He was forced to miss a pre-Easter religious service last week, however, because he was having trouble with his hip.
At a ceremony commemorating Britain's war dead last November, he appeared to be having trouble standing and leaned against a wall.
Philip has been a constant and mischievous presence at royal functions for decades and is perhaps better known for punctuating royal pomp with a taste for off-colour jokes.
"You managed not to get eaten, then?" was one typical remark to a British student who had trekked in Papua New Guinea in 1998.
"He has, quite simply, been my strength and stay all these years," the queen said in a golden wedding anniversary speech in 1997.
Prince Philippos of Greece and Denmark was born on a kitchen table on Corfu on June 10, 1921, the only son of prince Andrew of Greece -- the younger brother of Greece's king Constantine -- and princess Alice of Battenberg.
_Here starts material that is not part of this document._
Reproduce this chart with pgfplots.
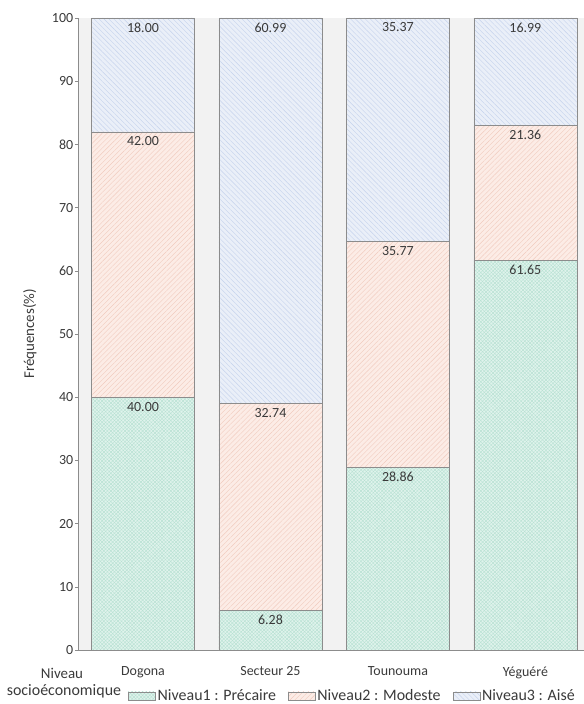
\documentclass[border=0pt]{standalone}
\usepackage{pgfplots}
\pgfplotsset{compat=1.18}
\usepackage{fontspec}
\setmainfont{Carlito}
\usetikzlibrary{patterns.meta,calc}
\definecolor{gA}{HTML}{DFF3EC}\definecolor{gAp}{HTML}{B3DFD0}
\definecolor{gB}{HTML}{FCECE6}\definecolor{gBp}{HTML}{F1CBBE}
\definecolor{gC}{HTML}{EAEFF8}\definecolor{gCp}{HTML}{C4D2EC}
\definecolor{bord}{HTML}{8C8C8C}
\definecolor{txt}{HTML}{3A3A3A}
\pgfplotsset{
  lvA/.style={fill=gA, draw=bord, postaction={pattern={Lines[angle=45,distance=2.5pt,line width=0.35pt]}, pattern color=gAp},
    postaction={pattern={Lines[angle=-45,distance=2.5pt,line width=0.35pt]}, pattern color=gAp}},
  lvB/.style={fill=gB, draw=bord, postaction={pattern={Lines[angle=45,distance=3.5pt,line width=0.4pt]}, pattern color=gBp}},
  lvC/.style={fill=gC, draw=bord, postaction={pattern={Lines[angle=-45,distance=3.5pt,line width=0.4pt]}, pattern color=gCp}},
}
\begin{document}
\fontsize{14}{16}\selectfont
\begin{tikzpicture}
\begin{axis}[
  scale only axis, width=506bp, height=632bp,
  ybar, bar width=0.81, bar shift=0pt,
  xmin=-0.51, xmax=3.46, ymin=0, ymax=100,
  xtick={0,1,2,3}, xticklabels={Dogona,Secteur 25,Tounouma,Yéguéré},
  xticklabel style={yshift=-9bp, text=txt},
  ytick={0,10,...,100},
  yticklabel style={text=txt, xshift=3bp},
  /pgf/number format/assume math mode=true,
  axis background/.style={fill=black!5},
  axis x line*=bottom, axis y line*=left,
  axis line style={bord},
  x tick style={draw=none},
  y tick style={bord}, tick align=outside, major tick length=3bp,
  ylabel={Fréquences(\%)},
  ylabel style={text=txt, at={(axis description cs:-0.095,0.5)}, anchor=center, font=\fontsize{15}{17}\selectfont},
  clip=false,
  point meta=explicit symbolic,
  nodes near coords,
  every node near coord/.append style={anchor=north, text=txt, yshift=0bp},
  legend columns=3,
  legend style={at={(0.099,-0.0585)}, anchor=north west, draw=none, fill=none,
    /tikz/every even column/.append style={column sep=10bp},
    text=txt, inner sep=0pt, font=\fontsize{16}{18}\selectfont},
  legend image code/.code={\draw[#1] (0bp,-4bp) rectangle (27bp,4bp);},
]
% Niveau3 : Aisé (segment top = cumulative total)
\addplot[lvC, forget plot] coordinates {(0,100) [18.00] (1,100) [60.99] (2,100) [35.37] (3,100) [16.99]};
% Niveau2 : Modeste (top = Niveau1 + Niveau2)
\addplot[lvB, forget plot] coordinates {(0,82.00) [42.00] (1,39.02) [32.74] (2,64.63) [35.77] (3,83.01) [21.36]};
% Niveau1 : Précaire
\addplot[lvA, forget plot] coordinates {(0,40.00) [40.00] (1,6.28) [6.28] (2,28.86) [28.86] (3,61.65) [61.65]};
\addlegendimage{lvA}\addlegendentry{Niveau1 : Précaire}
\addlegendimage{lvB}\addlegendentry{Niveau2 : Modeste}
\addlegendimage{lvC}\addlegendentry{Niveau3 : Aisé}
\node[text=txt, font=\fontsize{15}{17}\selectfont] at ($(current axis.south west)+(-16bp,-23bp)$) {Niveau};
\node[text=txt, anchor=west, font=\fontsize{16}{18}\selectfont] at ($(current axis.south west)+(-76bp,-41bp)$) {socioéconomique};
\end{axis}
\pgfresetboundingbox
\path[use as bounding box] ($(current axis.south west)+(-78bp,-54bp)$) rectangle ($(current axis.north east)+(0bp,18bp)$);
\end{tikzpicture}
\end{document}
Aged just 18 months, he and his family were evacuated in a British Royal Navy ship from politically unstable Greece, with the toddler reputedly carried in a cot made from an orange box.
The family settled in Paris, sending the young Philip to preparatory school in England when he was just seven, secondary school in southern Germany, and then to the austere Gordonstoun in Scotland, where he was head boy.
They kept in touch during the war and met on a number of occasions. But it was not until July 1947 that their engagement was announced and they tied the knot that year on November 20 at Westminster Abbey.
In his spare time Philip has been a keen horseman, competing at international level for Britain in the sport of carriage-driving.